ARTS 191. Independent Study (2-4) Enrolled by permission of the faculty only. Unless indicated, independent study courses may be counted only as electives. IS Contracts must be completed by student and faculty and approved by the department Chair. Prerequisites: Completion of foundations and upper division course work unless approved by Department Chair.
ARTS 087, 187. Internship (2-4) Off-campus, non-classroom experience that allows exposes a student to studio arts in a professional context. Emphasis is placed upon the development of attitudes and routines that lead significant portfolio development to support future employment or graduate opportunities. Prerequisites: Completion of foundations and upper division coursework
ARTS 089, 189. Practicum (2-4) On-campus, non-classroom experiences/projects related to graphic design. Prerequisites: Completion of foundations and upper division course work unless approved by Department Chair.

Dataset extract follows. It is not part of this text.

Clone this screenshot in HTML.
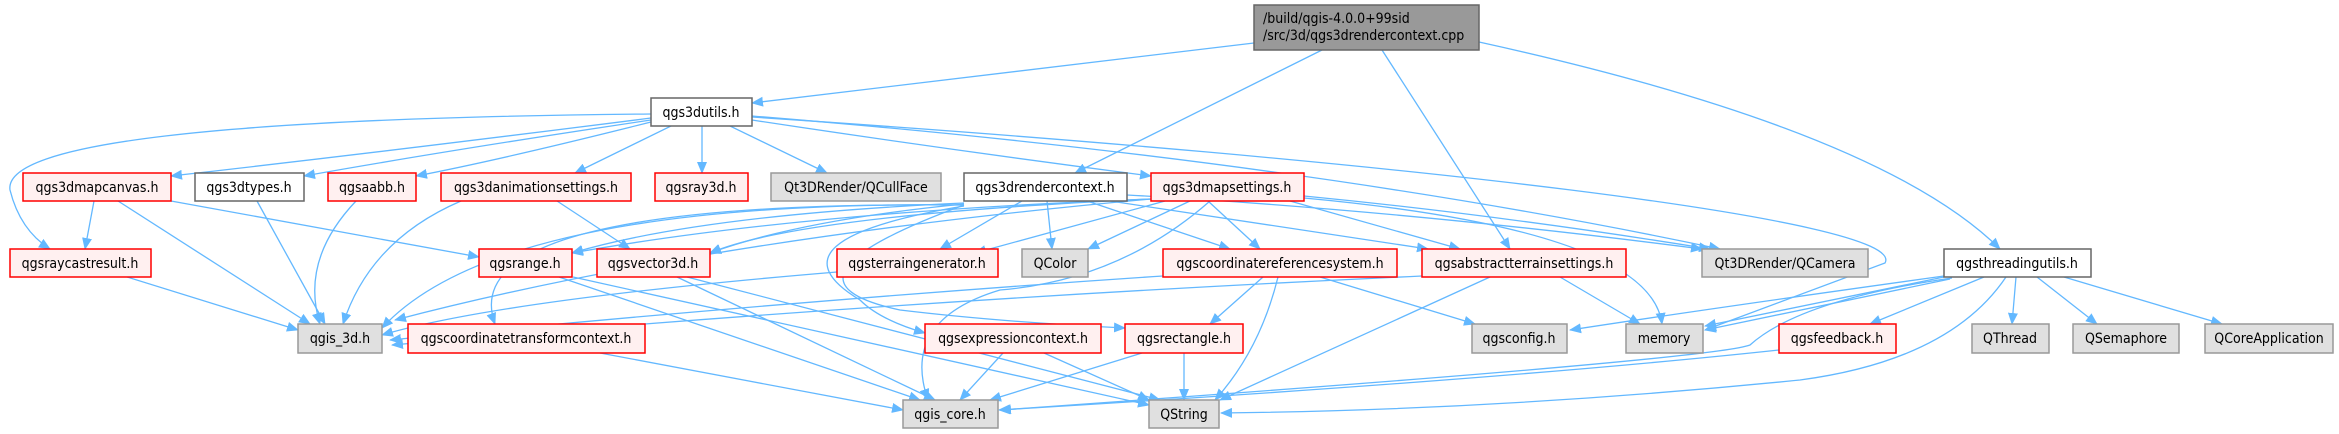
<!DOCTYPE html>
<html><head><meta charset="utf-8"><style>
html,body{margin:0;padding:0;background:#fff;width:2339px;height:434px;overflow:hidden}
text{font-family:"DejaVu Sans Condensed","DejaVu Sans","Liberation Sans",sans-serif;font-size:14px;fill:#000}
.e{fill:none;stroke:#63b8ff;stroke-width:1.3;marker-end:url(#a)}
.w{fill:#fff;stroke:#666;stroke-width:1.5}
.r{fill:#fff0f0;stroke:#f00;stroke-width:1.5}
.g{fill:#e0e0e0;stroke:#999;stroke-width:1.5}
.k{fill:#999;stroke:#666;stroke-width:1.5}
</style></head><body>
<svg width="2339" height="434" viewBox="0 0 2339 434" xmlns="http://www.w3.org/2000/svg">
<defs><marker id="a" markerWidth="12" markerHeight="10" refX="11" refY="5" orient="auto" markerUnits="userSpaceOnUse"><path d="M0,0 L12,5 L0,10 z" fill="#63b8ff"/></marker></defs>
<g>
<path class="e" d="M1254,43 L752,103"/>
<path class="e" d="M1322,50 L1075,173"/>
<path class="e" d="M1382,50 L1510,249"/>
<path class="e" d="M1479,42 Q1880,130 2000,249"/>
<path class="e" d="M651,118 Q400,150 171,176"/>
<path class="e" d="M651,120 Q450,150 304,176"/>
<path class="e" d="M651,122 Q500,160 416,176"/>
<path class="e" d="M671,126 L575,173"/>
<path class="e" d="M702,126 L702,173"/>
<path class="e" d="M730,126 L827,173"/>
<path class="e" d="M752,120 Q950,150 1151,176"/>
<path class="e" d="M651,114 Q0,120 10,190 Q20,230 50,249"/>
<path class="e" d="M752,116 Q1300,160 1720,249"/>
<path class="e" d="M752,117 C1400,160 1910,220 1885,263 L1705,330"/>
<path class="e" d="M94,201 L85,249"/>
<path class="e" d="M118,201 L310,324"/>
<path class="e" d="M171,201 L479,257"/>
<path class="e" d="M257,201 L325,324"/>
<path class="e" d="M356,201 Q300,260 320,324"/>
<path class="e" d="M461,201 Q370,240 343,324"/>
<path class="e" d="M557,201 L630,249"/>
<path class="e" d="M127,277 L298,330"/>
<path class="e" d="M559,277 L920,400"/>
<path class="e" d="M573,277 L1149,405"/>
<path class="e" d="M677,277 L935,400"/>
<path class="e" d="M687,277 L1160,400"/>
<path class="e" d="M600,353 L903,410"/>
<path class="e" d="M964,205 Q500,200 382,328"/>
<path class="e" d="M964,203 Q700,215 572,253"/>
<path class="e" d="M964,204 Q800,220 710,253"/>
<path class="e" d="M1022,201 L940,249"/>
<path class="e" d="M1047,201 L1052,249"/>
<path class="e" d="M1087,201 L1230,249"/>
<path class="e" d="M1110,201 L1428,249"/>
<path class="e" d="M964,206 Q760,240 860,300 Q880,320 925,333"/>
<path class="e" d="M964,205 Q760,280 900,310 Q1000,322 1125,328"/>
<path class="e" d="M964,205 Q450,200 495,324"/>
<path class="e" d="M1127,195 Q1400,210 1702,249"/>
<path class="e" d="M1165,201 L975,253"/>
<path class="e" d="M1190,201 L1088,249"/>
<path class="e" d="M1208,201 L1260,249"/>
<path class="e" d="M1290,201 L1460,249"/>
<path class="e" d="M1151,199 Q700,240 395,320"/>
<path class="e" d="M1151,199 Q800,215 710,253"/>
<path class="e" d="M1151,199 Q800,212 572,253"/>
<path class="e" d="M1210,201 Q1120,280 1000,290 Q900,320 928,400"/>
<path class="e" d="M1304,196 Q1500,215 1710,249"/>
<path class="e" d="M1304,198 Q1650,230 1662,324"/>
<path class="e" d="M837,272 Q500,300 382,335"/>
<path class="e" d="M1163,276 Q800,300 390,340"/>
<path class="e" d="M1422,276 Q900,300 392,345"/>
<path class="e" d="M1263,277 L1210,324"/>
<path class="e" d="M1278,277 Q1260,350 1215,400"/>
<path class="e" d="M1320,277 L1475,324"/>
<path class="e" d="M1490,277 L1220,400"/>
<path class="e" d="M1560,277 L1640,324"/>
<path class="e" d="M1003,353 L960,400"/>
<path class="e" d="M1044,353 L1149,400"/>
<path class="e" d="M1142,353 L990,400"/>
<path class="e" d="M1184,353 L1184,400"/>
<path class="e" d="M1944,276 Q1700,310 1570,330"/>
<path class="e" d="M1944,277 L1705,326"/>
<path class="e" d="M1950,279 L1705,330"/>
<path class="e" d="M1984,277 L1870,324"/>
<path class="e" d="M2016,277 L2012,324"/>
<path class="e" d="M2037,277 L2097,324"/>
<path class="e" d="M2064,277 L2222,324"/>
<path class="e" d="M1952,278 Q1800,300 1750,345 Q1710,360 1000,410"/>
<path class="e" d="M2006,277 Q1950,360 1800,380 Q1500,410 1221,413"/>
<path class="e" d="M1779,350 Q1500,380 999,410"/>
</g>
<g>
<rect class="k" x="1254" y="5" width="225" height="45"/>
<text x="1263" y="23">/build/qgis-4.0.0+99sid</text>
<text x="1263" y="40">/src/3d/qgs3drendercontext.cpp</text>
</g>
<g text-anchor="middle">
<rect class="w" x="651" y="98" width="101" height="28"/><text x="701" y="117">qgs3dutils.h</text>
<rect class="r" x="23" y="173" width="148" height="28"/><text x="97" y="192">qgs3dmapcanvas.h</text>
<rect class="w" x="195" y="173" width="109" height="28"/><text x="249" y="192">qgs3dtypes.h</text>
<rect class="r" x="328" y="173" width="88" height="28"/><text x="372" y="192">qgsaabb.h</text>
<rect class="r" x="441" y="173" width="190" height="28"/><text x="536" y="192">qgs3danimationsettings.h</text>
<rect class="r" x="655" y="173" width="93" height="28"/><text x="701" y="192">qgsray3d.h</text>
<rect class="g" x="771" y="173" width="170" height="28"/><text x="856" y="192">Qt3DRender/QCullFace</text>
<rect class="w" x="964" y="173" width="163" height="28"/><text x="1045" y="192">qgs3drendercontext.h</text>
<rect class="r" x="1151" y="173" width="153" height="28"/><text x="1227" y="192">qgs3dmapsettings.h</text>
<rect class="r" x="10" y="249" width="141" height="28"/><text x="80" y="268">qgsraycastresult.h</text>
<rect class="r" x="479" y="249" width="93" height="28"/><text x="525" y="268">qgsrange.h</text>
<rect class="r" x="597" y="249" width="113" height="28"/><text x="653" y="268">qgsvector3d.h</text>
<rect class="r" x="837" y="249" width="161" height="28"/><text x="917" y="268">qgsterraingenerator.h</text>
<rect class="g" x="1022" y="249" width="66" height="28"/><text x="1055" y="268">QColor</text>
<rect class="r" x="1163" y="249" width="234" height="28"/><text x="1280" y="268">qgscoordinatereferencesystem.h</text>
<rect class="r" x="1422" y="249" width="204" height="28"/><text x="1524" y="268">qgsabstractterrainsettings.h</text>
<rect class="g" x="1702" y="249" width="166" height="28"/><text x="1785" y="268">Qt3DRender/QCamera</text>
<rect class="w" x="1944" y="249" width="147" height="28"/><text x="2017" y="268">qgsthreadingutils.h</text>
<rect class="g" x="298" y="324" width="84" height="29"/><text x="340" y="343">qgis_3d.h</text>
<rect class="r" x="408" y="324" width="237" height="29"/><text x="526" y="343">qgscoordinatetransformcontext.h</text>
<rect class="r" x="925" y="324" width="176" height="29"/><text x="1013" y="343">qgsexpressioncontext.h</text>
<rect class="r" x="1125" y="324" width="118" height="29"/><text x="1184" y="343">qgsrectangle.h</text>
<rect class="g" x="1472" y="324" width="95" height="29"/><text x="1519" y="343">qgsconfig.h</text>
<rect class="g" x="1626" y="324" width="77" height="29"/><text x="1664" y="343">memory</text>
<rect class="r" x="1779" y="324" width="117" height="29"/><text x="1837" y="343">qgsfeedback.h</text>
<rect class="g" x="1972" y="324" width="77" height="29"/><text x="2010" y="343">QThread</text>
<rect class="g" x="2073" y="324" width="106" height="29"/><text x="2126" y="343">QSemaphore</text>
<rect class="g" x="2205" y="324" width="128" height="29"/><text x="2269" y="343">QCoreApplication</text>
<rect class="g" x="903" y="400" width="95" height="28"/><text x="950" y="419">qgis_core.h</text>
<rect class="g" x="1149" y="400" width="70" height="28"/><text x="1184" y="419">QString</text>
</g>
</svg>
</body></html>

ARTS 193. Special Topics (3-4) The Department of Art and Graphic Design reserves the right to copy, document or hold student work in its archives for future program accreditation reviews. Student property left on the premises after the semester's end will be subject to disposal.
Undergraduate Research (2 - 4) Undergraduate research in graphic design is conducted in consultation with a faculty advisor. It is designated to focus upon selected topics in the field of graphic design-related inquiries and advanced research in the field. Students undertaking this course must participate in the Pacific Undergraduate Research Conference (PURC) held each spring. Prerequisites: permission from Department Chair or supervising faculty.